> [Material provided]:

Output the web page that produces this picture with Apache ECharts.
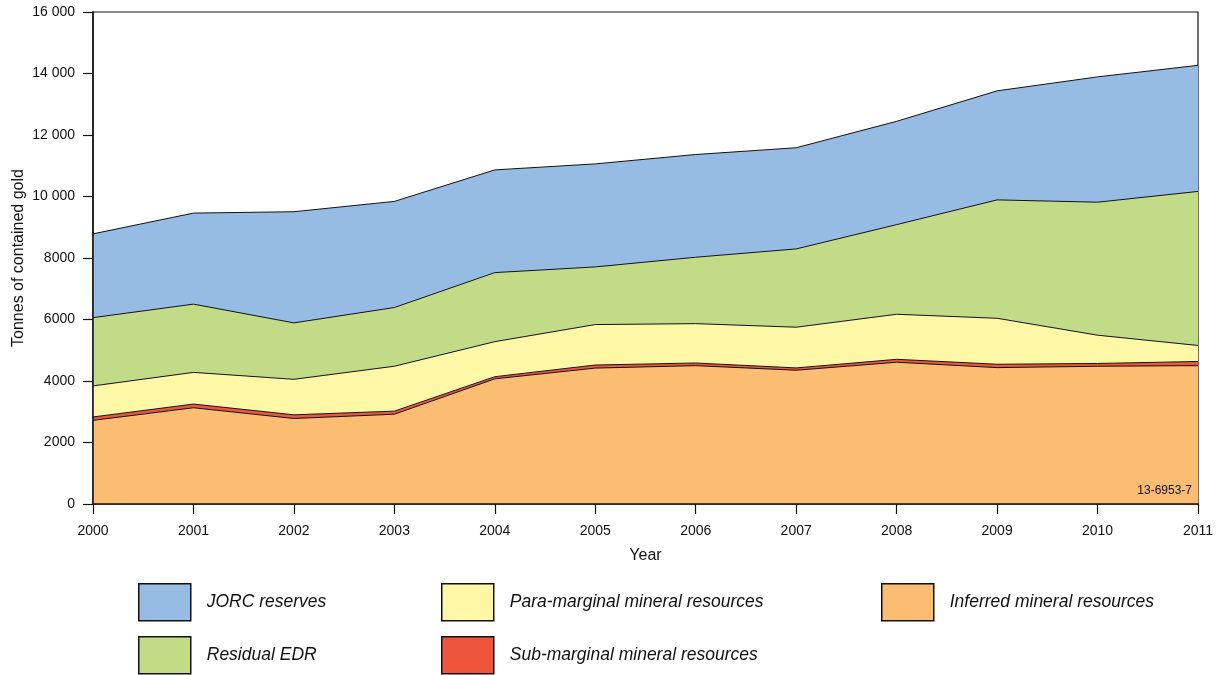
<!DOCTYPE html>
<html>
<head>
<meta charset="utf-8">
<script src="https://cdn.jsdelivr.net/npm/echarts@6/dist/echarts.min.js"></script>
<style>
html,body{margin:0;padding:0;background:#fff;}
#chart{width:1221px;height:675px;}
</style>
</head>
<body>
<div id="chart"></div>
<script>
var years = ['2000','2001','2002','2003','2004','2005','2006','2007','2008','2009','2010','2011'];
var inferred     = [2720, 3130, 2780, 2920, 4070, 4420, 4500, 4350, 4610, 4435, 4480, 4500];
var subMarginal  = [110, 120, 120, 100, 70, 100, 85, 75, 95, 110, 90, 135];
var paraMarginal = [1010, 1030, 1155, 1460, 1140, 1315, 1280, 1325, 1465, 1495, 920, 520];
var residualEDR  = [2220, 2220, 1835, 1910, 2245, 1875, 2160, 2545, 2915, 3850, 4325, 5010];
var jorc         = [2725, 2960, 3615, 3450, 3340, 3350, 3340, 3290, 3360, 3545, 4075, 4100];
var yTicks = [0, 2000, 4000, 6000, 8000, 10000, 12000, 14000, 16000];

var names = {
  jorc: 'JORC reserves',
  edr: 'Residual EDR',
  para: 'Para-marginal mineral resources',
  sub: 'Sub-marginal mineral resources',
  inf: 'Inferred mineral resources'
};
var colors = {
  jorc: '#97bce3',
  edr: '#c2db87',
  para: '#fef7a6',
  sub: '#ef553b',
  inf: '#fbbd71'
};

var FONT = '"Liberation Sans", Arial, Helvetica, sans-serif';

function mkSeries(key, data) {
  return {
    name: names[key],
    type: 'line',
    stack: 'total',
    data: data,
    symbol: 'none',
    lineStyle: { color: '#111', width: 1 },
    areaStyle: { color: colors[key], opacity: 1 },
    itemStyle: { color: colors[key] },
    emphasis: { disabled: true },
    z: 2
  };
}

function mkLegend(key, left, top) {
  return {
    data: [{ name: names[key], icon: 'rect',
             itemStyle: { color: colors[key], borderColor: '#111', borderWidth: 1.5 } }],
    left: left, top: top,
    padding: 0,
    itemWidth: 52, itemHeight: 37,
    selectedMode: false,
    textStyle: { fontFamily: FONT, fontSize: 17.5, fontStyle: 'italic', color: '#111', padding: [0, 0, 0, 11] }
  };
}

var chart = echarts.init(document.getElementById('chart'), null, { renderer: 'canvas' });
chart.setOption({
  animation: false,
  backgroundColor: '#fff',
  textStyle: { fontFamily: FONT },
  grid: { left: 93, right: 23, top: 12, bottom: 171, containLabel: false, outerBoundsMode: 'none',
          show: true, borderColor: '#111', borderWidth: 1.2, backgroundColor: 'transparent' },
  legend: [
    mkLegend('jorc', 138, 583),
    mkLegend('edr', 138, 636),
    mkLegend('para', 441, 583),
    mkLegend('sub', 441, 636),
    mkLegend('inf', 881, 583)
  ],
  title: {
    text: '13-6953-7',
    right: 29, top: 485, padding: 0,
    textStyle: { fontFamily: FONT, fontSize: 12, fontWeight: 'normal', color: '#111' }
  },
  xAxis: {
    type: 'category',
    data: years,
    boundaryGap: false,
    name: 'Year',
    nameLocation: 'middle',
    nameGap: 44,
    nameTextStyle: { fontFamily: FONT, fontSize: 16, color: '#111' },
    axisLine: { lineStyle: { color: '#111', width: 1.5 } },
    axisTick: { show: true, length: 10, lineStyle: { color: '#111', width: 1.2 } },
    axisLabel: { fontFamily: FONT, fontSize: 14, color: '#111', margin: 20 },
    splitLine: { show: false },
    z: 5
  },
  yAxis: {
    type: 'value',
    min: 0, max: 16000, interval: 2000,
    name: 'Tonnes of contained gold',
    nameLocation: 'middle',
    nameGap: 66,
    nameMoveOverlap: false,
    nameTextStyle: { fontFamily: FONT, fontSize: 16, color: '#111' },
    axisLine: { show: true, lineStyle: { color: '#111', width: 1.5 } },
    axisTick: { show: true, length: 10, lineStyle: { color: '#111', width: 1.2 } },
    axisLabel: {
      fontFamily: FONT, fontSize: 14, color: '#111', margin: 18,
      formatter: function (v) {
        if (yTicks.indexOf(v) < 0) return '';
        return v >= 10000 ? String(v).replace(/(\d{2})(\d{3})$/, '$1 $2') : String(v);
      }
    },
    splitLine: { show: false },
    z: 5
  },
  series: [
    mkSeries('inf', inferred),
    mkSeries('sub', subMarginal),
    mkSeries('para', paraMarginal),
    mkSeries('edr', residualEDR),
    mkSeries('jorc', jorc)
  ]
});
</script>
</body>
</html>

> [Set task]: Reproduce the data word for word, excluding its pictures.

> [Expected answer]:
Output the web page that produces this picture with Apache ECharts.
<!DOCTYPE html>
<html>
<head>
<meta charset="utf-8">
<script src="https://cdn.jsdelivr.net/npm/echarts@6/dist/echarts.min.js"></script>
<style>
html,body{margin:0;padding:0;background:#fff;}
#chart{width:1221px;height:675px;}
</style>
</head>
<body>
<div id="chart"></div>
<script>
var years = ['2000','2001','2002','2003','2004','2005','2006','2007','2008','2009','2010','2011'];
var inferred     = [2720, 3130, 2780, 2920, 4070, 4420, 4500, 4350, 4610, 4435, 4480, 4500];
var subMarginal  = [110, 120, 120, 100, 70, 100, 85, 75, 95, 110, 90, 135];
var paraMarginal = [1010, 1030, 1155, 1460, 1140, 1315, 1280, 1325, 1465, 1495, 920, 520];
var residualEDR  = [2220, 2220, 1835, 1910, 2245, 1875, 2160, 2545, 2915, 3850, 4325, 5010];
var jorc         = [2725, 2960, 3615, 3450, 3340, 3350, 3340, 3290, 3360, 3545, 4075, 4100];
var yTicks = [0, 2000, 4000, 6000, 8000, 10000, 12000, 14000, 16000];

var names = {
  jorc: 'JORC reserves',
  edr: 'Residual EDR',
  para: 'Para-marginal mineral resources',
  sub: 'Sub-marginal mineral resources',
  inf: 'Inferred mineral resources'
};
var colors = {
  jorc: '#97bce3',
  edr: '#c2db87',
  para: '#fef7a6',
  sub: '#ef553b',
  inf: '#fbbd71'
};

var FONT = '"Liberation Sans", Arial, Helvetica, sans-serif';

function mkSeries(key, data) {
  return {
    name: names[key],
    type: 'line',
    stack: 'total',
    data: data,
    symbol: 'none',
    lineStyle: { color: '#111', width: 1 },
    areaStyle: { color: colors[key], opacity: 1 },
    itemStyle: { color: colors[key] },
    emphasis: { disabled: true },
    z: 2
  };
}

function mkLegend(key, left, top) {
  return {
    data: [{ name: names[key], icon: 'rect',
             itemStyle: { color: colors[key], borderColor: '#111', borderWidth: 1.5 } }],
    left: left, top: top,
    padding: 0,
    itemWidth: 52, itemHeight: 37,
    selectedMode: false,
    textStyle: { fontFamily: FONT, fontSize: 17.5, fontStyle: 'italic', color: '#111', padding: [0, 0, 0, 11] }
  };
}

var chart = echarts.init(document.getElementById('chart'), null, { renderer: 'canvas' });
chart.setOption({
  animation: false,
  backgroundColor: '#fff',
  textStyle: { fontFamily: FONT },
  grid: { left: 93, right: 23, top: 12, bottom: 171, containLabel: false, outerBoundsMode: 'none',
          show: true, borderColor: '#111', borderWidth: 1.2, backgroundColor: 'transparent' },
  legend: [
    mkLegend('jorc', 138, 583),
    mkLegend('edr', 138, 636),
    mkLegend('para', 441, 583),
    mkLegend('sub', 441, 636),
    mkLegend('inf', 881, 583)
  ],
  title: {
    text: '13-6953-7',
    right: 29, top: 485, padding: 0,
    textStyle: { fontFamily: FONT, fontSize: 12, fontWeight: 'normal', color: '#111' }
  },
  xAxis: {
    type: 'category',
    data: years,
    boundaryGap: false,
    name: 'Year',
    nameLocation: 'middle',
    nameGap: 44,
    nameTextStyle: { fontFamily: FONT, fontSize: 16, color: '#111' },
    axisLine: { lineStyle: { color: '#111', width: 1.5 } },
    axisTick: { show: true, length: 10, lineStyle: { color: '#111', width: 1.2 } },
    axisLabel: { fontFamily: FONT, fontSize: 14, color: '#111', margin: 20 },
    splitLine: { show: false },
    z: 5
  },
  yAxis: {
    type: 'value',
    min: 0, max: 16000, interval: 2000,
    name: 'Tonnes of contained gold',
    nameLocation: 'middle',
    nameGap: 66,
    nameMoveOverlap: false,
    nameTextStyle: { fontFamily: FONT, fontSize: 16, color: '#111' },
    axisLine: { show: true, lineStyle: { color: '#111', width: 1.5 } },
    axisTick: { show: true, length: 10, lineStyle: { color: '#111', width: 1.2 } },
    axisLabel: {
      fontFamily: FONT, fontSize: 14, color: '#111', margin: 18,
      formatter: function (v) {
        if (yTicks.indexOf(v) < 0) return '';
        return v >= 10000 ? String(v).replace(/(\d{2})(\d{3})$/, '$1 $2') : String(v);
      }
    },
    splitLine: { show: false },
    z: 5
  },
  series: [
    mkSeries('inf', inferred),
    mkSeries('sub', subMarginal),
    mkSeries('para', paraMarginal),
    mkSeries('edr', residualEDR),
    mkSeries('jorc', jorc)
  ]
});
</script>
</body>
</html>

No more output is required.